Nellie Tran, Ph.D. is the daughter of Vietnamese refugee boat people, an Associate Professor in Counseling & School Psychology, an activist-scholar, and the President of the Asian American Psychological Association. She is a community psychologist who works with schools, communities, and agencies to create systems-level changes that reduce the impact of subtle forms of discrimination. Her scholarship and activism work is both personal and professional across multiple topics such as improving hostile academic spaces for students and faculty to local coalition building to more effectively connect resources in the asylum seekers crisis at the San Diego-Mexico border. Her central mission is to infiltrate systems of oppression to disrupt from within for the purpose of creating more just and inclusive settings. So naturally, she found her way onto TikTok to expose the subtle biases hidden in the academy and workplace that women, students of color, and first-generation college students experience.
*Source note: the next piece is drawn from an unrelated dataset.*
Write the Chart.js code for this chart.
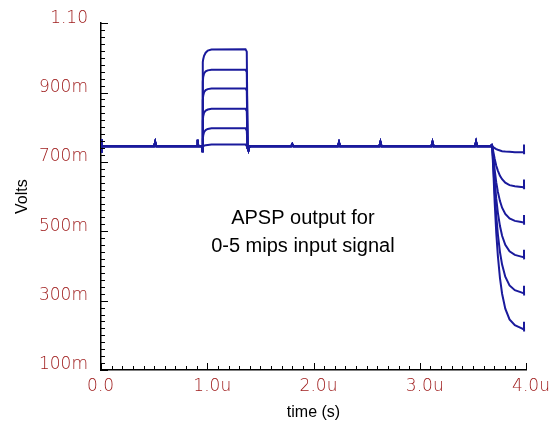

Christopher Rea is Professor of Asian Studies and former Director of the Centre for Chinese Research at the University of British Columbia. A native of Berkeley, California, he earned a BA from Dartmouth College and a PhD from Columbia University, and has been a visiting fellow at Harvard University and at universities in Taiwan and Australia. His books include Where Research Begins (University of Chicago Press, 2022, with Tom Mullaney), Chinese Film Classics, 1922-1949 (2021), The Book of Swindles: Selections from a Late Ming Collection (2017, with Bruce Rusk), and The Age of Irreverence: A New History of Laughter in China (2015). During the pandemic, Chris has been using TikTok and YouTube as platforms for new experiments with research, teaching, composition, publication, and outreach.
Tom Mullaney is Professor of Chinese History at Stanford University, and a Guggenheim Fellow. He is the co-author of Where Research Begins (University of Chicago Press, 2022, with Christopher Rea), as well as The Chinese Typewriter: A History (MIT Press 2017), and Coming to Terms with the Nation: Ethnic Classification in Modern China (UC Press, 2010), among other works. His writings have appeared in Fast Company, MIT Technology Review, Quartz, the South China Morning Post, TechCrunch, the Journal of Asian Studies, Technology & Culture, Aeon, Foreign Affairs, and Foreign Policy, and his work has been featured in the LA Times, The Atlantic, the BBC, and in invited lectures at Google, Microsoft, Adobe, and more. He holds a PhD from Columbia University.
Disclaimer: This independent event is not sponsored or endorsed by TikTok.